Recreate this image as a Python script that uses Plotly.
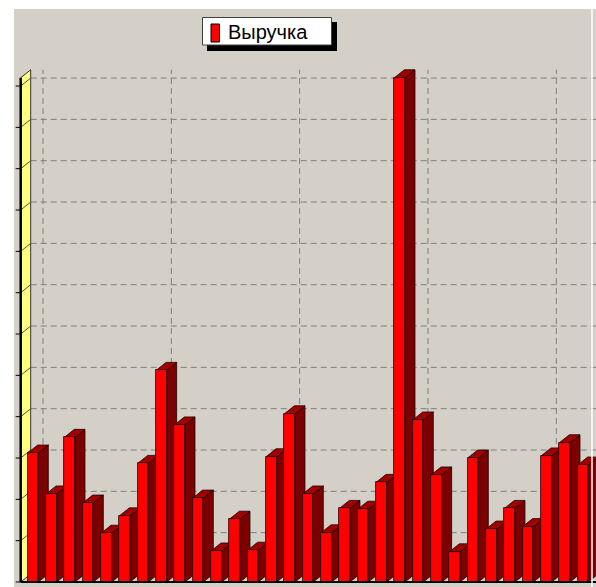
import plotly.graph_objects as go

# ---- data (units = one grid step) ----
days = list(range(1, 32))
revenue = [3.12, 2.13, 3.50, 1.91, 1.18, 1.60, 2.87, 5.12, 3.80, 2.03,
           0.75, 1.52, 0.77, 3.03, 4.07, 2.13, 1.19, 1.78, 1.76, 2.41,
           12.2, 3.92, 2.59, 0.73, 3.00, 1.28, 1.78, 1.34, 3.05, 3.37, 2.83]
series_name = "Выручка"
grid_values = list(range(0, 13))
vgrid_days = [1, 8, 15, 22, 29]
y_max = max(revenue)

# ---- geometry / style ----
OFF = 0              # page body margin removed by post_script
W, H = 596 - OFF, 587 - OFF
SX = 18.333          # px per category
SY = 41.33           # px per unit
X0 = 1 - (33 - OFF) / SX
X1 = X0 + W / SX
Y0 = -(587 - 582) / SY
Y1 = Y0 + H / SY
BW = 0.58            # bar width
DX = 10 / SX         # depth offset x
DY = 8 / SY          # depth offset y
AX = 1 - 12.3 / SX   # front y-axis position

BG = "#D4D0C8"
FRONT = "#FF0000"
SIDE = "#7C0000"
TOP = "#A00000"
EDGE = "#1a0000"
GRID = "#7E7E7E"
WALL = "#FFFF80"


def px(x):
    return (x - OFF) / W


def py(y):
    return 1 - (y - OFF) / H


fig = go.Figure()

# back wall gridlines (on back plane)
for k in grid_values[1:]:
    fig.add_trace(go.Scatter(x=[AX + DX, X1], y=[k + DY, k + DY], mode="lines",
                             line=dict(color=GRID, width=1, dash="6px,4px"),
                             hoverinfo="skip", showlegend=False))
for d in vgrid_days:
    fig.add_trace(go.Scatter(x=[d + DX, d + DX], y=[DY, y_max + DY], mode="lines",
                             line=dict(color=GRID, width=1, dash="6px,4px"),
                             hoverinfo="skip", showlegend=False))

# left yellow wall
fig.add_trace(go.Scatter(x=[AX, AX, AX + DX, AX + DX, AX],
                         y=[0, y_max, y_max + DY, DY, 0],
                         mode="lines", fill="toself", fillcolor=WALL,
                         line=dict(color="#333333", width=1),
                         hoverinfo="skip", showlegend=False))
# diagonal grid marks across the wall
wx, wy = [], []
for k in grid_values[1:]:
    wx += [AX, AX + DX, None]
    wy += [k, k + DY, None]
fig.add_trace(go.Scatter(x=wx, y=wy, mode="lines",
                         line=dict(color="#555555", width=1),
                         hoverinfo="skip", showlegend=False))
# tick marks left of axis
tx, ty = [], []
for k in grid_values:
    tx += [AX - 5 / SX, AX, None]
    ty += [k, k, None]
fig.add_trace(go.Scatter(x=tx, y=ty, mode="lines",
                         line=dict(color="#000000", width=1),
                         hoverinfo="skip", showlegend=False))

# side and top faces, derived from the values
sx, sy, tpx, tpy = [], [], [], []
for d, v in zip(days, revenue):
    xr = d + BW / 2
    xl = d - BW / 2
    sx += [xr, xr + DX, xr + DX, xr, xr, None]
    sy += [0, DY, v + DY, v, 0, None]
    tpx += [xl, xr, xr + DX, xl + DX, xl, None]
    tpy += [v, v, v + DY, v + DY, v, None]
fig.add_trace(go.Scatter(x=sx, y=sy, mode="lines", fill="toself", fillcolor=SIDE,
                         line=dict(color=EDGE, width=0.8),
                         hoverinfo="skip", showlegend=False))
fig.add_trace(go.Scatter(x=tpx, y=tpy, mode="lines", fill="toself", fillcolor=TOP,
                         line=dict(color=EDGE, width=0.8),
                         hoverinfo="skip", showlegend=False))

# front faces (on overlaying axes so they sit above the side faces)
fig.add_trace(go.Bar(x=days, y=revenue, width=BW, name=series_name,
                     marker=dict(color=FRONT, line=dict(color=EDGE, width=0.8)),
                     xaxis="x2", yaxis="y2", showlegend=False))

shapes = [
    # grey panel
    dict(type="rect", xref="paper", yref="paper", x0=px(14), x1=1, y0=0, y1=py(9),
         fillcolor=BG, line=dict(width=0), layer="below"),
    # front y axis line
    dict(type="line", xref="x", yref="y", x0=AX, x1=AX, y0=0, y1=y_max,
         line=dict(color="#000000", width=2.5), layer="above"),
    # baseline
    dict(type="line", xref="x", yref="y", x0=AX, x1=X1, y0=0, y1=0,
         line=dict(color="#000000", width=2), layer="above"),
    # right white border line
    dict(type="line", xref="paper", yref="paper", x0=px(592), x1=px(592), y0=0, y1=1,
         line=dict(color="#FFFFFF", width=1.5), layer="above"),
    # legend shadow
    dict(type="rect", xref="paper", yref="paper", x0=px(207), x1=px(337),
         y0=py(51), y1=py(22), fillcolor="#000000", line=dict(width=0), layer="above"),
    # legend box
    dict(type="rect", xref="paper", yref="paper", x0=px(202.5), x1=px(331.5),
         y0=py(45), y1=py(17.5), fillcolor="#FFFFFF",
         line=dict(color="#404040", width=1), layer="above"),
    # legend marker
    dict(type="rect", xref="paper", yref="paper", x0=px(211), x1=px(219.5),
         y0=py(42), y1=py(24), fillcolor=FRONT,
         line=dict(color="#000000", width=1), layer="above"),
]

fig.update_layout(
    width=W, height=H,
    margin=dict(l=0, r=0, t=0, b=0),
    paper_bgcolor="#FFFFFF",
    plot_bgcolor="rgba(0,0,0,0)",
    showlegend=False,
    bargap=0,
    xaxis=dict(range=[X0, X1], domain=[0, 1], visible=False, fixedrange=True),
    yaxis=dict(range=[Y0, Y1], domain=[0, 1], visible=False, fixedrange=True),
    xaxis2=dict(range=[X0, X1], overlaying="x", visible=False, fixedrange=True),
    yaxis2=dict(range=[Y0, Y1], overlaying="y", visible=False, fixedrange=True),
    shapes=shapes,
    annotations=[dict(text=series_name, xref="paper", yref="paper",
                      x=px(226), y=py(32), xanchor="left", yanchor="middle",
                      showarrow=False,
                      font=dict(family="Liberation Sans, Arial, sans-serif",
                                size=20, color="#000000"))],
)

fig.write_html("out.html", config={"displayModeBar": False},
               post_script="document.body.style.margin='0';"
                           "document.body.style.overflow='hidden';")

---

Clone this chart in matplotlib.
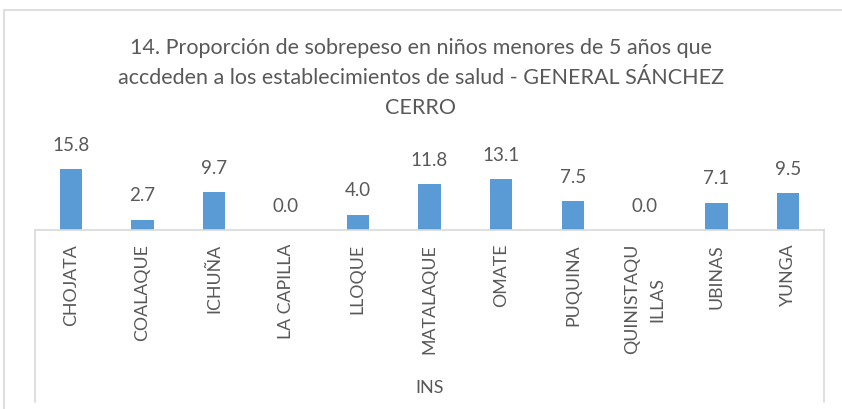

--

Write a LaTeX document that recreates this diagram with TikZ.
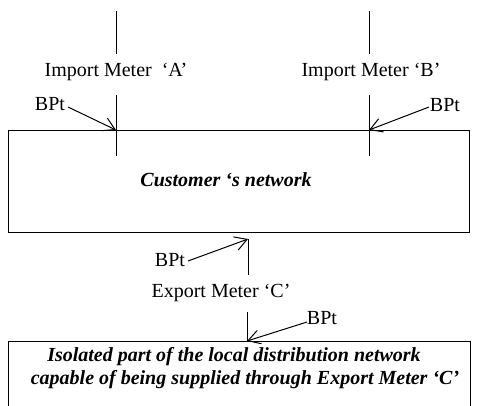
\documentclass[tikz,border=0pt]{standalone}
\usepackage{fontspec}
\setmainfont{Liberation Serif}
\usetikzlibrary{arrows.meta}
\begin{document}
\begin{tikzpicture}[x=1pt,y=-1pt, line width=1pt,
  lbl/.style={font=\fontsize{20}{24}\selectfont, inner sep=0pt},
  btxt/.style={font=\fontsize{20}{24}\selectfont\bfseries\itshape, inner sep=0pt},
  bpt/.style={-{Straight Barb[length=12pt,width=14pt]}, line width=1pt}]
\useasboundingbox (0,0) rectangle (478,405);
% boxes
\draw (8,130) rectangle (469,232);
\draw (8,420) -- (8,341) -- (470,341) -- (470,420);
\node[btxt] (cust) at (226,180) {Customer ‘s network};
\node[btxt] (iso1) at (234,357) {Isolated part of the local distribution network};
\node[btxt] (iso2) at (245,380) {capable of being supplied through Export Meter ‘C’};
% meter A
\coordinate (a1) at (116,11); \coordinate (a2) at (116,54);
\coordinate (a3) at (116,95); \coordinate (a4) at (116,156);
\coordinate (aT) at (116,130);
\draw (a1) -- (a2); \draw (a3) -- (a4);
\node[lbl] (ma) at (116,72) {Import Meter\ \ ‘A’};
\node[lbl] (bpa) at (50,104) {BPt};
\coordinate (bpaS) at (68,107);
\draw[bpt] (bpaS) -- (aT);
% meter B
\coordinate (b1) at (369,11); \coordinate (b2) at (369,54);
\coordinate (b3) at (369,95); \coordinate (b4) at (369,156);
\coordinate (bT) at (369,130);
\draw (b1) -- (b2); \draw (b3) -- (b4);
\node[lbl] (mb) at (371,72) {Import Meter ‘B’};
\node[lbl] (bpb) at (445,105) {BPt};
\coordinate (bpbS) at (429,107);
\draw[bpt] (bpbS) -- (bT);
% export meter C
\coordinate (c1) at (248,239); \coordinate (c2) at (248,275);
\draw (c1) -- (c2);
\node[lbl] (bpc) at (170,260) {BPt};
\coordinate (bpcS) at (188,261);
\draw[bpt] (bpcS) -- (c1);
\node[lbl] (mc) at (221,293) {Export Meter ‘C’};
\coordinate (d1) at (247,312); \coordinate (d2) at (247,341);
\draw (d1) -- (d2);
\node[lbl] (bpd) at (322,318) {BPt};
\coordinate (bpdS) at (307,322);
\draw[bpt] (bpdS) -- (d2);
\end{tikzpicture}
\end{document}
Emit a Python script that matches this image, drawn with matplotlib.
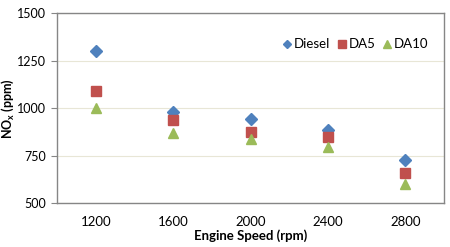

**Work instructions**
Would you restate, exactly and with no pictures, the lines of the entries above from the one containing "Recreate this image" through the one containing "y_max = max(revenue)"?

**Result of the task**
Recreate this image as a Python script that uses Plotly.
import plotly.graph_objects as go

# ---- data (units = one grid step) ----
days = list(range(1, 32))
revenue = [3.12, 2.13, 3.50, 1.91, 1.18, 1.60, 2.87, 5.12, 3.80, 2.03,
           0.75, 1.52, 0.77, 3.03, 4.07, 2.13, 1.19, 1.78, 1.76, 2.41,
           12.2, 3.92, 2.59, 0.73, 3.00, 1.28, 1.78, 1.34, 3.05, 3.37, 2.83]
series_name = "Выручка"
grid_values = list(range(0, 13))
vgrid_days = [1, 8, 15, 22, 29]
y_max = max(revenue)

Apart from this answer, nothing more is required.